Digesting this unusual docility, in Garrett, who likes a fight to the finish, generally, Lila concludes that he must be seriously concerned about Phyllis. For which she likes him better than she often does.
“Tell me something,” Garrett asks next, with his thin-lipped, slightly sneering smile (except that now the sneer seems directed at himself, Lila feels). “Do you think I’m exceptionally selfish? Do I really never listen? I know you’re a fair-minded woman.”
Trying at first not to smile, Lila then does smile. Well, why not? But she feels that he deserves a serious answer. “You’re
pretty selfish,” she tells him. “Of course most people are. And it’s true, you’re really not a very good listener.”
“That’s what I’ve been told.” The sneer has become a scowl, intensely self-mocking.
He then asks her, “Do you think you might marry again?”
“Lord no.” Lila laughs at her own vehemence. “I’m sure twice is enough. Probably some people shouldn’t marry at all.”
“I could be one of them.” Garrett sighs deeply. “Sometimes I think men need marriage more than women do. Am I becoming a feminist?”

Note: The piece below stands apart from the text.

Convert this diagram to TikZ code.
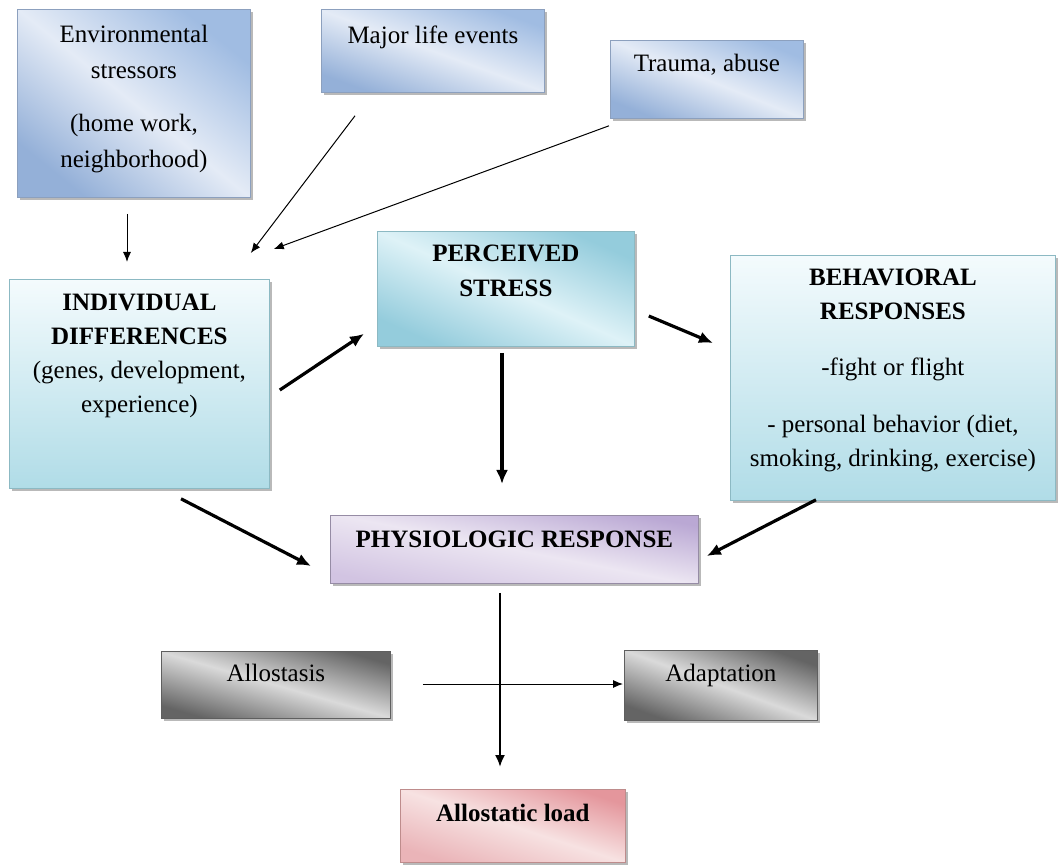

“I hope so.” Lila laughs again. And then, knowing that she must, she says, “About Phyllis, though. Do you want me to give you some names? People she could see?”
Garrett stares at her, clearly not thinking about Phyllis. After a moment he says, “This may sound foolish, or impertinent, but what I would really like would be to take you to bed. Right now.”
After a moment of another sort of staring on her own part, Lila flares out at him. “That would really help Phyllis a lot. Honestly, Garrett. Even if I—”
“Don’t get mad. I’m harmless.” Garrett attempts a smile.
“No you’re not.” Lila’s face is heated, she hopes invisibly. She is indeed very angry.
“I’m sorry,” he says. “It was just a thought. You do look great. You know you could be flattered.”
“But I’m not.” Standing up, Lila goes over to her desk, where she finds a pad of paper, a pen. Quickly she writes three names, and hands the list to Garrett.
It is obvious that she wishes him to go, and Lila does not choose to pretend otherwise. She simply says, “Well, I hope something helps.”
“Christ, me too.” He extends his hand to her. “Well, Lila. Thanks.”
They shake hands, and Garrett is gone. Again.